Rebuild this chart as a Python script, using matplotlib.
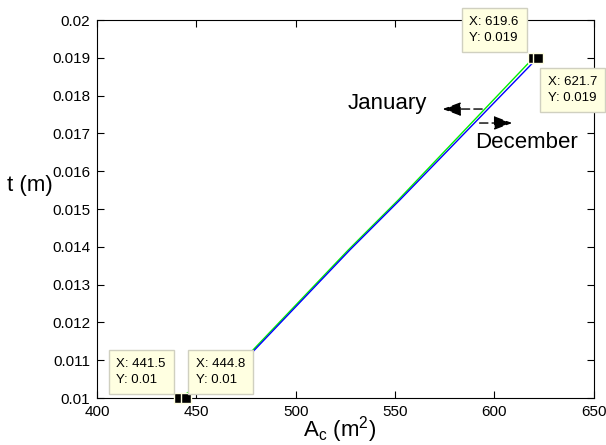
import matplotlib
matplotlib.use("Agg")
import matplotlib.pyplot as plt

plt.rcParams['font.family'] = ['Liberation Sans', 'DejaVu Sans']
plt.rcParams['mathtext.fontset'] = 'custom'
plt.rcParams['mathtext.rm'] = 'Liberation Sans'

# curves
jan_area = [444.8, 478.0, 527.3, 552.4, 621.7]
jan_t = [0.010, 0.0112, 0.01392, 0.01524, 0.019]
dec_area = [441.5, 477.2, 526.5, 551.6, 619.6]
dec_t = [0.010, 0.0112, 0.01392, 0.01524, 0.019]

# data tips: (x, y, offset in pixels)
tips = [(619.6, 0.019, (-64, 14)),
        (621.7, 0.019, (10, -46)),
        (441.5, 0.01, (-63, 12)),
        (444.8, 0.01, (10, 12))]

x_ticks = [400, 450, 500, 550, 600, 650]
y_ticks = [0.01, 0.011, 0.012, 0.013, 0.014, 0.015, 0.016, 0.017, 0.018, 0.019, 0.02]
y_labels = ['0.01', '0.011', '0.012', '0.013', '0.014', '0.015', '0.016',
            '0.017', '0.018', '0.019', '0.02']

fig = plt.figure(figsize=(6.06, 4.45), dpi=100)
ax = fig.add_axes([0.160, 0.1056, 0.820, 0.8494])

# plot both months
ax.plot(dec_area, dec_t, color='#00ee00', lw=1)
ax.plot(jan_area, jan_t, color='#0000ff', lw=1)

ax.set_xlim(400, 650)
ax.set_ylim(0.01, 0.02)
ax.set_xticks(x_ticks)
ax.set_xticklabels([str(v) for v in x_ticks])
ax.set_yticks(y_ticks)
ax.set_yticklabels(y_labels)
ax.tick_params(direction='in', length=5, labelsize=11, top=True, right=True, pad=5)

# data tip markers and boxes
for x, y, off in tips:
    ax.plot([x], [y], marker='s', ms=7, color='black', mec='#ffffe1', mew=1,
            clip_on=False, zorder=5)
    ax.annotate(f"X: {x}\nY: {y:g}", xy=(x, y), xytext=off, textcoords='offset pixels',
                ha='left', va='bottom', fontsize=9.5, linespacing=1.45,
                bbox=dict(boxstyle='square,pad=0.6', fc='#ffffe1', ec='#d0d0c0', lw=1),
                annotation_clip=False, zorder=6)

# month labels with arrows
ax.text(526.3, 0.0178, 'January', fontsize=16, va='center', ha='left')
ax.text(590.1, 0.01675, 'December', fontsize=16, va='center', ha='left')
arrow = dict(arrowstyle='-|>,head_length=0.8,head_width=0.3', color='black',
             lw=1, linestyle=(0, (6, 3)), mutation_scale=14)
ax.annotate('', xy=(572.5, 0.017645), xytext=(595.2, 0.017645), arrowprops=arrow)
ax.annotate('', xy=(610.3, 0.017275), xytext=(591.1, 0.017275), arrowprops=arrow)

# axis labels
fig.text(30 / 606, 1 - 186 / 445, 't (m)', fontsize=16, ha='center', va='center')
fig.text(340 / 606, 1 - 430 / 445, r'A$_\mathregular{c}$ (m$^\mathregular{2}$)',
         fontsize=16, ha='center', va='center')

fig.savefig('out.png', dpi=100)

┄┄┄┄┄┄

WORK TO DO — Skip the pictures and restate exactly the lines from the beginning of the listing to the line with "(444.8, 0.01, (10, 12))]", that line included.

RESULT FOR THIS EXERCISE —
Rebuild this chart as a Python script, using matplotlib.
import matplotlib
matplotlib.use("Agg")
import matplotlib.pyplot as plt

plt.rcParams['font.family'] = ['Liberation Sans', 'DejaVu Sans']
plt.rcParams['mathtext.fontset'] = 'custom'
plt.rcParams['mathtext.rm'] = 'Liberation Sans'

# curves
jan_area = [444.8, 478.0, 527.3, 552.4, 621.7]
jan_t = [0.010, 0.0112, 0.01392, 0.01524, 0.019]
dec_area = [441.5, 477.2, 526.5, 551.6, 619.6]
dec_t = [0.010, 0.0112, 0.01392, 0.01524, 0.019]

# data tips: (x, y, offset in pixels)
tips = [(619.6, 0.019, (-64, 14)),
        (621.7, 0.019, (10, -46)),
        (441.5, 0.01, (-63, 12)),
        (444.8, 0.01, (10, 12))]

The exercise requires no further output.